Review Summary: Loose Fur tries to mix calm folk with frenzied, random chaos and it comes out confused.
Over the weekend here in the Philadelphia area, there has been tons of publicity for the winner of the world’s ugliest dog competition. The winner lives in Jersey, a little outside of Philadelphia, and we need to claim something since all of our sports teams suck. Seriously, this thing looks hardly real.
http://www.huffingtonpost.com/thenewswire/archive/2007/06/23/uglydog.jpg
Still, besides the point stated earlier, I could not understand why we care so much about the world’s ugliest dog. Is that something to be terribly proud of as a region? Then I realized that it is the same reason we celebrate Glenn Branca, Sun Ra, and Bartók. Ugliness, when done right, is cool. Most musicians try to remain consonant throughout most of their work, but the most forward-thinking, advanced musicians were never afraid to use dissonance. Loose Fur has that going for them. Unfortunately, the artists who used dissonance correctly either dominated their music with it or used it appropriately. Loose Fur tries to win the show dog and the ugliest dog competition at the same time, and it ends up sounding awkward and forced.

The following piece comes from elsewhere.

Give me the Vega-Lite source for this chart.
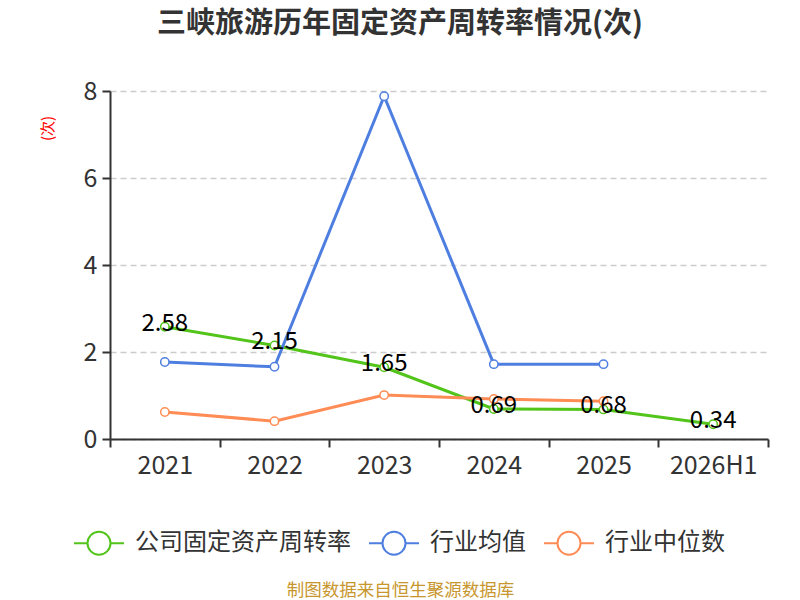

Loose Fur combines Jim O’ Rourke and Jeff Tweedy, along with drummer Glenn Kotche. Tweedy asked the two others to play with him at a performance, and they ended up writing some new songs. Those songs ended up on this eponymous album, released in 2003. These songs were the first works between the three, although they later went on to produce Wilco’s
Yankee Hotel Foxtrot. Such humble beginnings these men had. On its surface,
Loose Fur is an album of lengthy, calm folk songs. O’Rourke and Tweedy share vocal and lyrical duties between them, although neither of them does entirely well at that. Luckily, the bulk of the album is instrumental and their vocals have little prominence on any of the album. Tweedy has the best vocal performance on the album with “You Were Wrong”, a short, downtempo and lazy song that captures the calm atmosphere of the album perfectly. With edgy clean guitar about to lash out at any second and the restrained drums, “You Were Wrong” teeters on the edge of falling apart into chaos, but it never does. For that reason, it is the best song on the album.

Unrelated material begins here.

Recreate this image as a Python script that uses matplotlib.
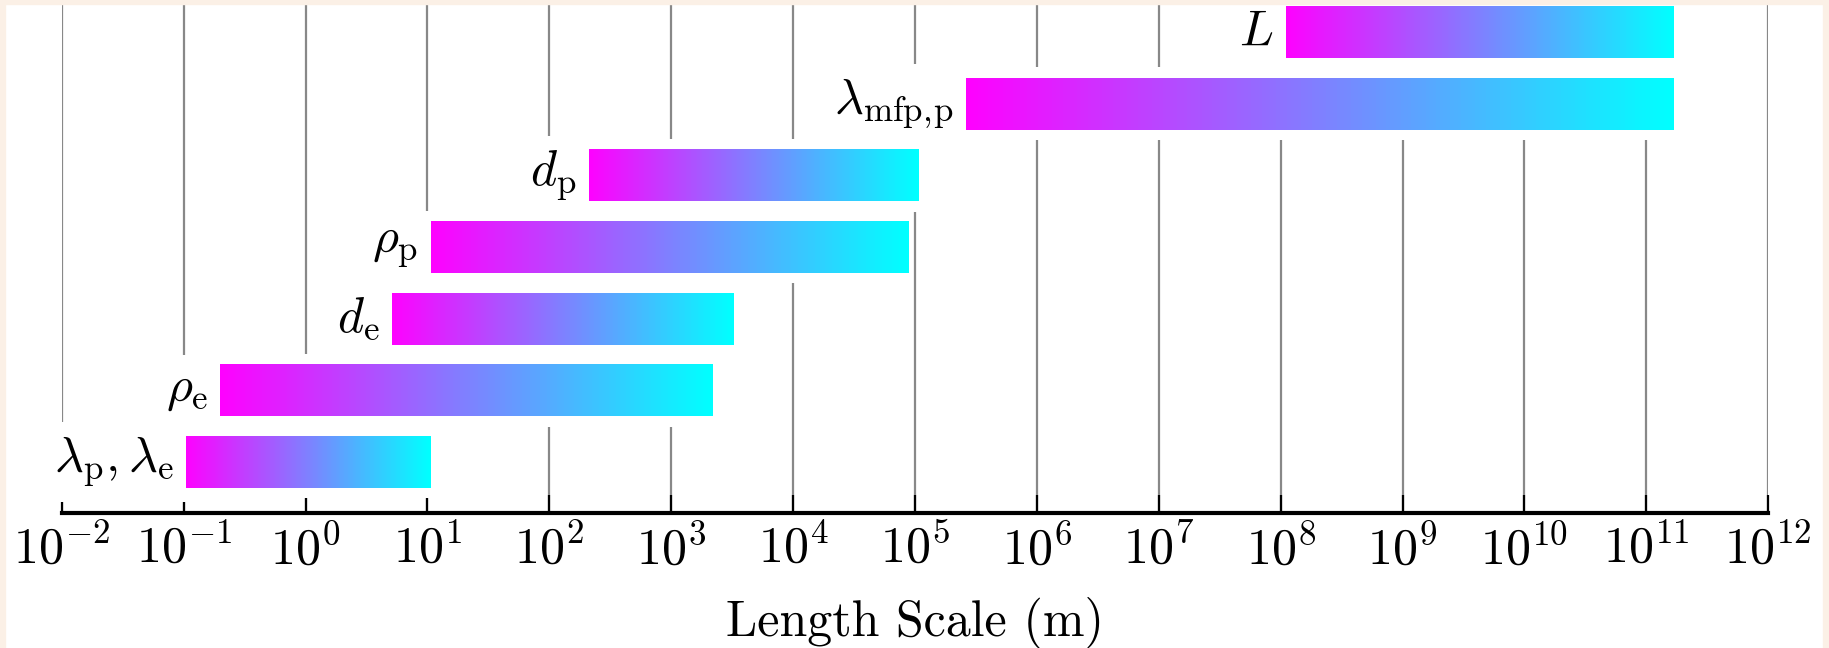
import numpy as np
import matplotlib
import matplotlib.pyplot as plt
from matplotlib.colors import LinearSegmentedColormap
from matplotlib.patches import Rectangle

plt.rcParams['mathtext.fontset'] = 'cm'
plt.rcParams['font.family'] = 'serif'
plt.rcParams['font.serif'] = ['cmr10']
plt.rcParams['axes.formatter.use_mathtext'] = True

# length scales (m), bottom row first
labels = [r'$\lambda_\mathrm{p}, \lambda_\mathrm{e}$', r'$\rho_\mathrm{e}$', r'$d_\mathrm{e}$',
          r'$\rho_\mathrm{p}$', r'$d_\mathrm{p}$', r'$\lambda_{\mathrm{mfp},\!\mathrm{p}}$', r'$L$']
scale_min = [0.1, 0.19, 4.9, 10.1, 200.0, 2.5e5, 1.05e8]
scale_max = [10.6, 2200.0, 3250.0, 8.9e4, 1.07e5, 1.7e11, 1.7e11]
tick_vals = [10.0**k for k in range(-2, 13)]

cmap = LinearSegmentedColormap.from_list('mag_cyan', ['#ff00ff', '#00ffff'])

fig = plt.figure(figsize=(18.29, 6.48), dpi=100)
ax = fig.add_axes([61.8 / 1829, 135 / 648, (1768.2 - 61.8) / 1829, 513 / 648])
ax.set_xscale('log')
ax.set_xlim(1e-2, 1e12)
ax.set_ylim(-0.712, 6.446)

bar_h = 0.726
rows = np.arange(len(labels))
starts = np.array(scale_min)
ends = np.array(scale_max)

# white band behind each bar hides the grid around it
pad = 10**0.025
ax.barh(rows, ends * pad - starts / pad, left=starts / pad, height=bar_h + 0.29,
        color='white', zorder=2)

for i, (a, b) in enumerate(zip(starts, ends)):
    xs = np.logspace(np.log10(a), np.log10(b), 201)
    ys = [rows[i] - bar_h / 2, rows[i] + bar_h / 2]
    c = np.linspace(0, 1, 200).reshape(1, -1)
    ax.pcolormesh(xs, ys, c, cmap=cmap, vmin=0, vmax=1, shading='flat',
                  edgecolors='none', antialiased=False, zorder=3)
    ax.annotate(labels[i], (a, rows[i]), xytext=(-7, 0), textcoords='offset points',
                ha='right', va='center', fontsize=36, zorder=4,
                bbox=dict(boxstyle='square,pad=0.25', fc='white', ec='none'))

ax.set_axisbelow(True)
ax.grid(axis='x', which='major', color='#888888', lw=1.6)
ax.set_xticks(tick_vals)
ax.xaxis.set_minor_locator(matplotlib.ticker.NullLocator())
ax.set_yticks([])
ax.tick_params(axis='x', which='major', direction='in', length=13, width=1.6,
               color='black', labelsize=36, pad=8)
for s in ['left', 'right', 'top']:
    ax.spines[s].set_visible(False)
ax.spines['bottom'].set_linewidth(3)
ax.set_xlabel('Length Scale (m)', fontsize=36, labelpad=17)

cream = '#fbf0e6'
fig.patches.append(Rectangle((0, 0), 5 / 1829, 1, transform=fig.transFigure, color=cream, zorder=10))
fig.patches.append(Rectangle((1 - 6 / 1829, 0), 6 / 1829, 1, transform=fig.transFigure, color=cream, zorder=10))
fig.patches.append(Rectangle((0, 1 - 4 / 648), 1, 4 / 648, transform=fig.transFigure, color=cream, zorder=10))

fig.savefig('out.png', dpi=100)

The rest of the album follows two sounds, the calm, lazy folk played best in “You Were Wrong” or a strange, empty chaos where nothing makes sense (intentionally). “So Long” tries to combine the two, with random electric guitar spurts and cymbal crashes overpowering light vocals and a simple guitar progression. For a while, it sounds interesting with the juxtaposition between serenity and pandemonium, but when the band utilizes similar techniques in every song 5 minutes and over. Furthermore, there is no climax to any of these songs or to the album. “Liquidation Totale”, an instrumental, comes closest to climaxing, revolving around the same riff that builds to more of the same non-sensical cymbal crashes and guitar stutters. Unfortunately, Glenn Branca used a mysteriously similar riff better in “Lesson No. 2”. All in all, the music on
Loose Fur is just too long, overdone, and often unenjoyable. This is just your middle of the road dog. Not too ugly, but not too pretty either.